STATED TASK: Check every line below for the string "this", and copy the lines that contain it.

:: SUPPLIED DATA

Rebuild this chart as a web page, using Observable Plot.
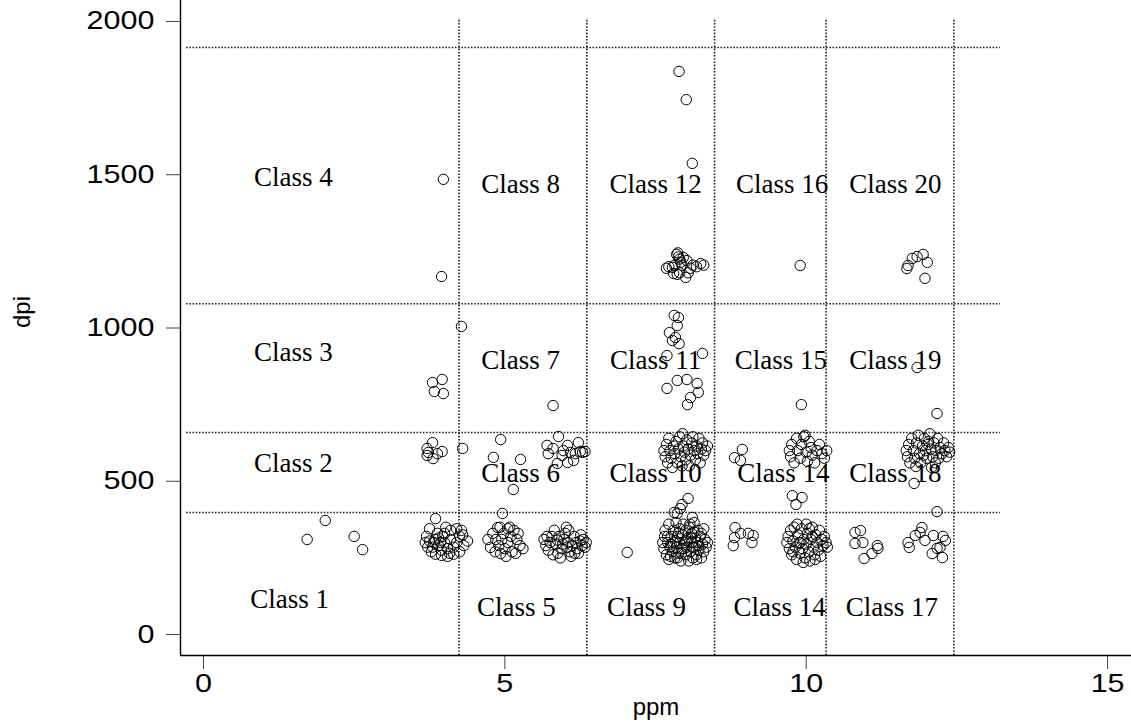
<!DOCTYPE html>
<html>
<head>
<meta charset="utf-8">
<script src="https://cdn.jsdelivr.net/npm/d3@7"></script>
<script src="https://cdn.jsdelivr.net/npm/@observablehq/plot@0.6"></script>
<style>
  html, body { margin: 0; padding: 0; background: white; }
</style>
</head>
<body>
<div id="chart"></div>
<script>
// ---------- data: [ppm, dpi] pairs ----------
const class1Pts = [[1.72,310],[2.02,372],[2.50,320],[2.64,277]];
const bottomNear4 = [[3.85,378],[3.75,345],[3.70,320],[3.68,300],[3.72,285],[3.78,270],[3.85,262],[3.95,258],[4.05,255],[4.15,262],[4.25,270],[4.32,290],[4.38,305],[4.30,325],[4.20,345],[4.10,340],[4.00,330],[3.90,315],[3.82,300],[3.80,285],[3.90,290],[4.00,300],[4.10,310],[4.20,300],[4.05,280],[3.95,275],[3.88,330],[4.15,285],[3.75,305],[4.25,320],[4.02,350],[3.93,300],[3.84,310],[4.08,265],[4.28,340],[3.97,320]];
const class5Mid = [[4.96,395],[4.88,349],[4.76,284],[4.93,264],[4.80,330],[4.85,310],[4.90,290],[5.00,280],[5.05,300],[5.10,320],[5.15,340],[5.20,310],[5.25,290],[5.30,280],[5.12,270],[5.02,255],[4.98,330],[5.08,350],[4.72,310],[4.95,310],[5.18,265],[5.05,345],[4.84,270],[5.22,330],[4.92,350]];
const class5Right = [[5.65,310],[5.68,290],[5.72,275],[5.75,300],[5.78,320],[5.82,340],[5.85,295],[5.88,265],[5.92,250],[5.95,280],[5.98,310],[6.00,330],[6.02,350],[6.05,300],[6.08,270],[6.10,255],[6.12,290],[6.15,320],[6.18,300],[6.20,280],[6.22,265],[6.25,305],[6.28,290],[6.30,310],[6.33,285],[6.35,300],[5.90,320],[5.80,260],[6.06,340],[6.16,265],[5.70,320],[5.96,295],[6.26,325],[5.87,308],[6.03,285]];
const class9Pts = [[7.03,268],[7.62,300],[7.64,280],[7.65,320],[7.66,340],[7.68,260],[7.70,300],[7.72,360],[7.72,245],[7.74,285],[7.76,320],[7.78,270],[7.80,340],[7.80,300],[7.82,250],[7.84,365],[7.85,285],[7.86,320],[7.88,265],[7.90,300],[7.90,345],[7.92,240],[7.94,280],[7.95,325],[7.96,360],[7.98,300],[8.00,260],[8.00,340],[8.02,285],[8.04,315],[8.05,240],[8.06,350],[8.08,270],[8.10,300],[8.10,330],[8.12,250],[8.14,365],[8.15,285],[8.16,315],[8.18,260],[8.20,340],[8.20,300],[8.22,275],[8.24,320],[8.26,250],[8.28,295],[8.30,345],[8.30,270],[8.32,310],[8.34,285],[8.36,300],[7.75,255],[7.88,330],[8.02,305],[8.12,285],[8.26,330],[7.70,320],[7.93,265],[8.07,360],[8.18,245],[7.83,305],[7.76,295],[7.97,280],[8.09,315],[8.22,290],[7.86,250],[8.14,335],[8.04,444],[7.94,424],[7.81,398],[7.86,395],[8.11,382],[7.91,411]];
const class13Pts = [[8.82,349],[8.91,330],[8.81,316],[9.04,330],[9.10,300],[8.79,290],[9.12,323]];
const class14Low = [[9.68,300],[9.70,320],[9.72,280],[9.74,340],[9.76,260],[9.78,305],[9.80,350],[9.82,285],[9.84,245],[9.86,325],[9.88,300],[9.90,265],[9.92,345],[9.94,280],[9.96,310],[9.98,250],[10.00,360],[10.00,295],[10.02,330],[10.04,270],[10.06,240],[10.08,310],[10.10,350],[10.12,285],[10.14,260],[10.16,325],[10.18,300],[10.20,275],[10.22,340],[10.24,255],[10.26,310],[10.28,290],[10.30,320],[10.33,300],[10.35,285],[9.85,360],[9.95,235],[10.05,345],[10.15,245],[9.78,270],[10.10,320],[9.90,300]];
const class17Pts = [[10.81,333],[10.90,339],[10.81,297],[10.94,300],[11.18,290],[11.19,281],[11.09,264],[10.96,248],[11.69,300],[11.71,284],[11.81,323],[11.92,349],[11.97,307],[12.11,323],[12.22,284],[12.27,320],[12.09,264],[12.26,251],[12.17,281],[12.31,307],[11.89,333],[12.17,401]];
const class2Pts = [[3.80,626],[3.71,607],[3.73,594],[3.81,574],[3.96,597],[3.71,584],[3.88,590],[4.30,607]];
const class6Pts = [[4.93,636],[4.81,578],[5.26,571],[5.14,473],[5.89,646],[5.70,617],[5.72,590],[5.87,558],[6.04,561],[6.14,568],[6.04,617],[6.22,626],[6.25,597],[6.29,594],[5.97,600],[6.09,594],[6.17,590],[5.80,607],[5.95,584],[6.33,597]];
const class10Pts = [[7.64,600],[7.66,580],[7.68,620],[7.70,560],[7.72,640],[7.74,600],[7.76,575],[7.78,545],[7.80,615],[7.82,590],[7.84,630],[7.86,560],[7.88,605],[7.90,645],[7.92,580],[7.94,550],[7.96,615],[7.98,595],[8.00,570],[8.02,635],[8.04,605],[8.06,550],[8.08,585],[8.10,625],[8.12,645],[8.14,600],[8.16,570],[8.18,615],[8.20,590],[8.22,640],[8.24,560],[8.26,605],[8.28,625],[8.30,585],[8.33,600],[8.36,615],[7.95,655]];
const class14Mid = [[8.94,604],[8.81,577],[8.91,568],[9.72,600],[9.74,580],[9.76,620],[9.80,560],[9.84,640],[9.86,600],[9.90,575],[9.92,620],[9.96,645],[10.00,595],[10.02,565],[10.05,630],[10.08,610],[10.10,585],[10.14,560],[10.18,600],[10.22,620],[10.26,590],[10.30,575],[10.34,600],[9.98,650],[9.77,453],[9.93,447],[9.83,424]];
const class18Pts = [[11.66,600],[11.68,580],[11.70,620],[11.72,560],[11.75,640],[11.78,600],[11.80,575],[11.83,625],[11.86,650],[11.88,590],[11.90,560],[11.93,615],[11.96,640],[11.98,600],[12.00,575],[12.03,630],[12.05,655],[12.07,605],[12.10,580],[12.12,625],[12.15,600],[12.18,640],[12.20,575],[12.22,610],[12.25,590],[12.28,625],[12.30,600],[12.33,580],[12.36,610],[12.38,595],[11.95,585],[12.08,545],[12.14,560],[11.82,548],[12.02,620],[11.79,493]];
const class3and7Pts = [[3.80,822],[3.96,832],[3.83,793],[3.98,786],[4.28,1005],[5.80,747]];
const class11Pts = [[7.81,1041],[7.88,1034],[7.86,1008],[7.73,985],[7.83,969],[7.78,959],[7.89,949],[7.69,910],[8.28,917],[7.69,803],[7.86,829],[8.02,832],[8.19,819],[8.21,790],[8.08,773],[8.03,750]];
const class15and19Pts = [[9.92,750],[11.84,871],[12.17,721]];
const class4Pts = [[3.98,1485],[3.95,1168]];
const class12Pts = [[7.89,1837],[8.01,1745],[8.11,1537],[7.72,1200],[7.68,1195],[7.78,1198],[7.82,1205],[7.85,1240],[7.87,1245],[7.88,1232],[7.90,1225],[7.92,1215],[7.94,1205],[7.90,1180],[7.86,1175],[8.00,1165],[8.04,1180],[8.08,1195],[8.12,1205],[8.18,1200],[8.25,1210],[8.30,1205],[7.96,1230],[8.02,1220],[7.80,1178]];
const class16Pts = [[9.90,1204]];
const class20Pts = [[11.69,1204],[11.76,1227],[11.84,1233],[11.94,1240],[12.01,1214],[11.97,1162],[11.67,1194]];

// class boundaries
const ppmCuts = [4.24, 6.36, 8.48, 10.33, 12.45];
const dpiCuts = [398, 659, 1079, 1915];

// class labels: [text, ppm, dpi]
const classLabels = [
  ["Class 4", 1.49, 1491], ["Class 3", 1.49, 920], ["Class 2", 1.49, 558], ["Class 1", 1.43, 114],
  ["Class 8", 5.26, 1468], ["Class 7", 5.26, 894], ["Class 6", 5.26, 526], ["Class 5", 5.19, 88],
  ["Class 12", 7.50, 1468], ["Class 11", 7.50, 894], ["Class 10", 7.50, 526], ["Class 9", 7.35, 88],
  ["Class 16", 9.60, 1468], ["Class 15", 9.58, 894], ["Class 14", 9.62, 526], ["Class 14", 9.56, 88],
  ["Class 20", 11.48, 1468], ["Class 19", 11.48, 894], ["Class 18", 11.48, 526], ["Class 17", 11.42, 88]
];

const xTicks = [0, 5, 10, 15];
const yTicks = [0, 500, 1000, 1500, 2000];
const xTitle = "ppm";
const yTitle = "dpi";

// ---------- build ----------
const points = [].concat(class1Pts, bottomNear4, class5Mid, class5Right, class9Pts, class13Pts,
  class14Low, class17Pts, class2Pts, class6Pts, class10Pts, class14Mid, class18Pts,
  class3and7Pts, class11Pts, class15and19Pts, class4Pts, class12Pts, class16Pts, class20Pts)
  .map(([ppm, dpi]) => ({ppm, dpi}));
const labels = classLabels.map(([text, ppm, dpi]) => ({text, ppm, dpi}));

const xMin = -0.3816, xMax = 15.397;
const yMin = -68.5, yMax = 2068.5;
const dotted = {stroke: "#222", strokeWidth: 1.6, strokeDasharray: "1.6,1.6"};

const chart = Plot.plot({
  width: 1131,
  height: 727,
  marginLeft: 180,
  marginRight: 0,
  marginTop: 0,
  marginBottom: 72,
  style: {fontFamily: "Liberation Sans", fontSize: "25px", background: "white", color: "black"},
  x: {domain: [xMin, xMax], axis: null},
  y: {domain: [yMin, yMax], axis: null},
  marks: [
    Plot.ruleX(ppmCuts, {y1: yMin, y2: 2010, ...dotted}),
    Plot.ruleY(dpiCuts, {x1: -0.28, x2: 13.22, ...dotted}),
    Plot.text(labels, {x: "ppm", y: "dpi", text: "text", fontFamily: "Liberation Serif", fontSize: 27, fill: "black", textAnchor: "middle", lineAnchor: "middle"}),
    Plot.dot(points, {x: "ppm", y: "dpi", r: 5.2, stroke: "black", strokeWidth: 1, fill: "none"}),
    Plot.axisX({ticks: xTicks, tickSize: 14, tickPadding: 5, label: null, stroke: "#444", fill: "black", tickFormat: d => String(d)}),
    Plot.axisY({ticks: yTicks, tickSize: 14, tickPadding: 12, label: null, stroke: "#444", fill: "black", tickFormat: d => String(d)}),
    Plot.ruleX([xMin], {stroke: "black", strokeWidth: 1.4}),
    Plot.ruleY([yMin], {stroke: "black", strokeWidth: 1.4}),
    Plot.text([xTitle], {frameAnchor: "bottom", dy: 59, fontSize: 24, fill: "black", ariaLabel: "xtitle"}),
    Plot.text([yTitle], {frameAnchor: "left", dx: -158, rotate: -90, fontSize: 24, fill: "black", ariaLabel: "ytitle"})
  ]
});

document.getElementById("chart").appendChild(chart);

// widen sans-serif glyphs to match the wide face of the original
const stretch = 1.22;
d3.select(chart).selectAll('g[aria-label="x-axis tick label"] text, g[aria-label="y-axis tick label"] text, g[aria-label="xtitle"] text, g[aria-label="ytitle"] text')
  .each(function() {
    const len = this.getComputedTextLength();
    this.setAttribute("textLength", (len * stretch).toFixed(1));
    this.setAttribute("lengthAdjust", "spacingAndGlyphs");
  });
</script>
</body>
</html>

::::

ANSWER FOR THE TASK:
Rebuild this chart as a web page, using Observable Plot.
    const len = this.getComputedTextLength();
    this.setAttribute("textLength", (len * stretch).toFixed(1));
    this.setAttribute("lengthAdjust", "spacingAndGlyphs");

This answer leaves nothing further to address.